Half a century ago, when Dulles International Airport was constructed in the farmlands of Virginia, planners were forming a blueprint for the Washington region’s new Metro system. Back then, they ruled out the idea of stretching the rail line 30 miles beyond the capital through rural counties to connect with the airport. Such a line would serve no purpose for commuters, they said, and would do nothing to help congestion.
But there wasn’t a total absence of foresight regarding the region’s potential explosion. Along with the airport came the Dulles Access Road — and through the center of it, a median reserved for future transit.
The new Silver Line, which officially opened to riders on Saturday after months of delays, runs along that exact path. Ultimately, the 23-mile extension — the largest infrastructure project in the nation – will connect not only to the airport but beyond it to Ashburn, Virginia. The $2.9 billion first phase laid 11.7 miles of new track along five new stations in Tysons Corner and Reston, expanding the Metro system’s mileage by 10 percent.

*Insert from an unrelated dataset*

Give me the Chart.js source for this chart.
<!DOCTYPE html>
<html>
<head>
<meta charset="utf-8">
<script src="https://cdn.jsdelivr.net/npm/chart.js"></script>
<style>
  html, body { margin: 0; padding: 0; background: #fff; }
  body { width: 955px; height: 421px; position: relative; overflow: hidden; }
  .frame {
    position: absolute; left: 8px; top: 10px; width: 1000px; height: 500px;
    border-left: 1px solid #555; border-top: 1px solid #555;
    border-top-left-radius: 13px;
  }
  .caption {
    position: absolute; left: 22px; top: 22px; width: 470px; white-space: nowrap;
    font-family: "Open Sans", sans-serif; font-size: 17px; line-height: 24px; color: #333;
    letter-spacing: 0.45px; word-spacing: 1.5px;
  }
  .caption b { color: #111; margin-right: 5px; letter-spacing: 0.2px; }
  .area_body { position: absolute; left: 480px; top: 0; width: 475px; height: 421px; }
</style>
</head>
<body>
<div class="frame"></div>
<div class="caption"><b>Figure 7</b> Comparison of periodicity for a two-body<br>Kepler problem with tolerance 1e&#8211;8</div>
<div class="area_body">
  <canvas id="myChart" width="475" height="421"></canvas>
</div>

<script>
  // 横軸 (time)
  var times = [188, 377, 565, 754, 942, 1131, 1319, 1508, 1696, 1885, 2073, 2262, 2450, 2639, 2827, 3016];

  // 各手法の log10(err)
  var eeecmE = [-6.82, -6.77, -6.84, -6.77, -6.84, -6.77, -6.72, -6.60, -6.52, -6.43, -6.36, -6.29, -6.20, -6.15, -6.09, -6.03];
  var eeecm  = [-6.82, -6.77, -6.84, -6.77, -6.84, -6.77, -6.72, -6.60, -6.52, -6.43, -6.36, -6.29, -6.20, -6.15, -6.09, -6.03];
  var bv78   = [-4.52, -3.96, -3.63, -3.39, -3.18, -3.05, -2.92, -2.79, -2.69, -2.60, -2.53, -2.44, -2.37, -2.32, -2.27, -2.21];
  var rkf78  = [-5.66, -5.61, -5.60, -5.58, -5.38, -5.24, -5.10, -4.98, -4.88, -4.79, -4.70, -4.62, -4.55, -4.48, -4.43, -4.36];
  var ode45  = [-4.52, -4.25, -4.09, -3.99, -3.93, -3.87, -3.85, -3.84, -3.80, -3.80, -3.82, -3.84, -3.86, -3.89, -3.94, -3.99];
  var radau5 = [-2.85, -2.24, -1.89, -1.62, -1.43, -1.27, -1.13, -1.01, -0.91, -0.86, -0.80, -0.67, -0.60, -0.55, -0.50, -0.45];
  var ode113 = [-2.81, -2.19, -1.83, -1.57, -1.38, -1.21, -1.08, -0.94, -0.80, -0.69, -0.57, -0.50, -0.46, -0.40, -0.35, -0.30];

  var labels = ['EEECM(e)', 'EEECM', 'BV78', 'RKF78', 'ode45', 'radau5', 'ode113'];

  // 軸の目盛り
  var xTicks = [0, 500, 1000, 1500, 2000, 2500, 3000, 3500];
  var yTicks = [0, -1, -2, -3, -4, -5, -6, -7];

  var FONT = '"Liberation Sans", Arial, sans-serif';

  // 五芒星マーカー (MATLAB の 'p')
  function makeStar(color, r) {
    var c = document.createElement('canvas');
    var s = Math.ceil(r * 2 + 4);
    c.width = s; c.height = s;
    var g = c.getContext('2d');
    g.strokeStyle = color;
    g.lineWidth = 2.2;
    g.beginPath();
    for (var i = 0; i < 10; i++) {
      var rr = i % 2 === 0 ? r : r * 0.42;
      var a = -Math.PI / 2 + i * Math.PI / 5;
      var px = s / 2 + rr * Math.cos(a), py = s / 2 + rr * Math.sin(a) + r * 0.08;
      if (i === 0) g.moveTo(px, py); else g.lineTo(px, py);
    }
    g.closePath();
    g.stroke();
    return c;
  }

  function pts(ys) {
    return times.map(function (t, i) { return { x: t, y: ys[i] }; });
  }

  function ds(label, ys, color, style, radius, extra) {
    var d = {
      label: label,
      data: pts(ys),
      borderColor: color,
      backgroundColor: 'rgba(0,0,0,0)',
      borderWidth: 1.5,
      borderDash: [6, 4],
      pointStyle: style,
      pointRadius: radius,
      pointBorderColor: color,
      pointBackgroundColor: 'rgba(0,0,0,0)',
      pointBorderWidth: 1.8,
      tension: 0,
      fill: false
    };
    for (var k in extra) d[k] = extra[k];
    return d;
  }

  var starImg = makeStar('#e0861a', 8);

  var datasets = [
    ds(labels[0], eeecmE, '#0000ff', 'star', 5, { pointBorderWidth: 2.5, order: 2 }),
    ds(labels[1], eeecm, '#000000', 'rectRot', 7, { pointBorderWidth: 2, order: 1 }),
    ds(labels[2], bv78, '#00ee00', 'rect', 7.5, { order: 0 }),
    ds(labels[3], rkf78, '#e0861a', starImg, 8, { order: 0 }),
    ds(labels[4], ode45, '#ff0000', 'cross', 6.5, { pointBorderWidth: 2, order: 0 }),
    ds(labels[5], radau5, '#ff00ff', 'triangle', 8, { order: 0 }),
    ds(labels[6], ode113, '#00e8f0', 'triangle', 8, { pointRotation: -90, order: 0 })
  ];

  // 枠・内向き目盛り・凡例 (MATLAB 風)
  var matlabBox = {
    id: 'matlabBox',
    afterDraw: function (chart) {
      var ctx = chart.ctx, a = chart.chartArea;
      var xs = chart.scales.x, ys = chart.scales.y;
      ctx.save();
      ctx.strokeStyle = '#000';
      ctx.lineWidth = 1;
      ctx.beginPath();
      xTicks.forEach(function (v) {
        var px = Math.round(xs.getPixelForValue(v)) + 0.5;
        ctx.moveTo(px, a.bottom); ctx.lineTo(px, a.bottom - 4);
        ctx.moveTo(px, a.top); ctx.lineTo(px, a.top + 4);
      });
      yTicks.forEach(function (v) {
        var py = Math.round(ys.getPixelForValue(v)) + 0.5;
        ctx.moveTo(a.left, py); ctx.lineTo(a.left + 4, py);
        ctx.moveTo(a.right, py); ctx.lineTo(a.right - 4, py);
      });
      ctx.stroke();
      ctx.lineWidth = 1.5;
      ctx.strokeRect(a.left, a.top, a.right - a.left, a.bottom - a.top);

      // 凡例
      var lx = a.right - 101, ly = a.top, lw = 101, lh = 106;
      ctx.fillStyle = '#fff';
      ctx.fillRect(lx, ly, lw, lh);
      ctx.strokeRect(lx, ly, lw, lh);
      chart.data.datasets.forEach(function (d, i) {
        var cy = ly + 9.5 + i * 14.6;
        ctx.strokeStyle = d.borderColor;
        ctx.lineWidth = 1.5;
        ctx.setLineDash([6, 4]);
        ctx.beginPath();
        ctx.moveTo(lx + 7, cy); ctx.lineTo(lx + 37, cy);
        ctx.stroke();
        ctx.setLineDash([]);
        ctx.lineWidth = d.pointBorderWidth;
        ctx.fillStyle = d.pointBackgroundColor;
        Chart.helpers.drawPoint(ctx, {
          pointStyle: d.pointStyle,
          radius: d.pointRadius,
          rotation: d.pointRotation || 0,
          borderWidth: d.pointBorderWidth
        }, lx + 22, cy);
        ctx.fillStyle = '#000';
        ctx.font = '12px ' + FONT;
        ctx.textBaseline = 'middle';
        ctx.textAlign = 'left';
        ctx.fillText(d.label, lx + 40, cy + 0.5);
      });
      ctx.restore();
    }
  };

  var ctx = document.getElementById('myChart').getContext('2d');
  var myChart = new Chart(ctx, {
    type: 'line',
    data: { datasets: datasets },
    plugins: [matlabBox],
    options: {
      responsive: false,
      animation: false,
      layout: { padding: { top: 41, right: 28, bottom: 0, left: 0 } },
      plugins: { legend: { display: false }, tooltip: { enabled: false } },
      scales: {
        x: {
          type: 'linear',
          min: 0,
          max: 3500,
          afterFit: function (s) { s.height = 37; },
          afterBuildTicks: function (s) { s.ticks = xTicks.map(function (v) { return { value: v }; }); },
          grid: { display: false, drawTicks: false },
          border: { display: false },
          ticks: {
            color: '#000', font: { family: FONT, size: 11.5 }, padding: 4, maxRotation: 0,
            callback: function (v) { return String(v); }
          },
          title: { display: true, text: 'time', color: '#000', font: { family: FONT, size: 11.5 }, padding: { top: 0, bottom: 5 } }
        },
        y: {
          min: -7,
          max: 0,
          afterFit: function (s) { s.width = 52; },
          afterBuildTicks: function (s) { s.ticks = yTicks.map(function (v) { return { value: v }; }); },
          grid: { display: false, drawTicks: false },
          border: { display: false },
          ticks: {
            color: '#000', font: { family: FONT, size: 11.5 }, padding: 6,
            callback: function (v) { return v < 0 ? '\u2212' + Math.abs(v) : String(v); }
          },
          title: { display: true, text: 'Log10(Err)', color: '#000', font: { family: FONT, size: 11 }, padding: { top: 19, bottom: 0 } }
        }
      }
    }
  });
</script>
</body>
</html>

Today is the first weekday for commuters to try out the new line, which runs east from Reston through the city to Largo Town Center in Maryland. WMATA predicts ridership will be low at first, then eventually reach as many as 25,000 boardings a day. As of 10 a.m. today, more than 9,500 people had passed through the five new stations, the agency said.
It took over five decades for the Silver Line to get here. The last 20 years were particularly contentious, as the project overcame political strife, cost overruns, financing complexities, and construction delays.